School children sitting an exam

This week, children in year 6 will sit their Standardised Assessment Tests (SATs).

To me, they quite simply make no sense: created to assess schools, not children, they assume that schools can be measured against each other in some meaningful way by asking their pupils a narrow set of questions about limited aspects of English and Maths.

This might work if all children were identical fact-processing units. Fortunately though, our children are unique, funny, infuriating, clever, silly, wonderful, creative young people, who are all good at different things. SATs render their individual strengths and struggles irrelevant, reducing children to data points and the rich life of a school to a ranking on a league table.

In December last year I took part in the Big SATs Sit-In, organised by anti-high-stakes-testing campaign group More Than A Score, completing mock Key-Stage 2 SATs papers in Maths and English. I did not shine in either, although to be fair, I think if I’d had the months of cramming Year 6 kids get I too might have reached the “expected standard”.

An exam-room-full of parents, we had a good laugh at our terrible results, but were left shocked by the narrow scope of the questions on which our children are being judged and the stressful conditions under which they are expected to perform.

Bad for assessing children, bad for their education

Research since conducted by More Than A Score (MTAS) and YouGov shows that 93% of school leaders agree the tests don’t provide a fair representation of a pupil’s abilities. Nearly three-quarters believe assessment under exam conditions is an unfair way to measure academic capabilities in primary school.

The research also highlights the negative effect of SATs on the Year 6 curriculum. School leaders almost unanimously agree that English and Maths are prioritised to the detriment of other subjects such as music, art, drama and science, and that too much time in what should be a carefree last year of primary school is spent preparing for the end of year SATs.

Under pressure to maintain their school’s place on the league table the broad, varied and interesting curriculum our overstretched and underpaid teachers try to give their pupils too often gives way to hours and hours of teaching to the test. Rote-learning of grammatical terminology must leave some children feeling at age 11 that maybe education simply isn’t for them. While others might be proud of their ability to spot a fronted adverbial at 100 paces, it’s a questionable corner of knowledge to prioritise above all the other things a child might be good at.

Time for a change

The absurd SATS system is damaging, misleading and not fit for purpose. An overwhelming majority of primary school leaders (93% in MTAS’s research) believe that the government should review the current system of standardised assessment, and that education policy is decided without sufficient consultation with heads or other experts.

I’m proud to have been elected as a councillor for a party that takes a clear stance on this. The Green Party believes in developing an education system that will nurture a desire to learn throughout life. We believe in a child-centred approach to learning which builds on the skills and interests of each individual child and will therefore end the current testing regimes and rigid age-related benchmarking.
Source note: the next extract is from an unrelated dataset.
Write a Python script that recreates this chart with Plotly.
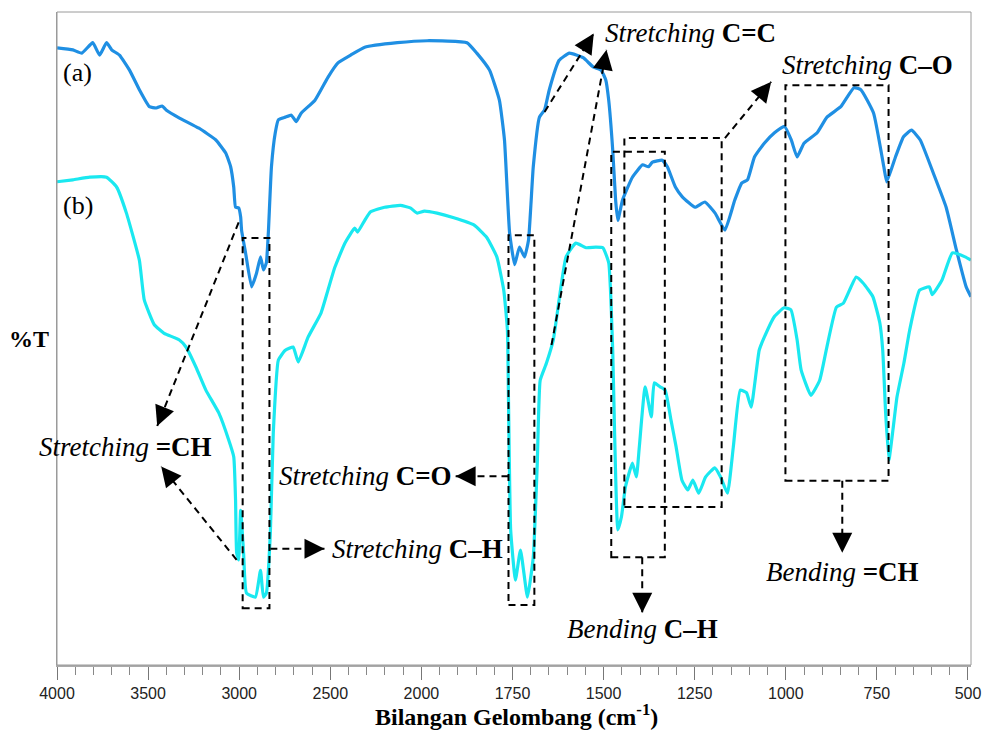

It’s time to listen to the teachers and heads who know our children best: let them have their say in devising a more appropriate system of assessment, and give our children back the joy of a wide-ranging education in which they can discover their strengths and be celebrated for their abilities, ready to take on the big world of secondary school with confidence as they grow into rounded human beings, not data points on a government sheet.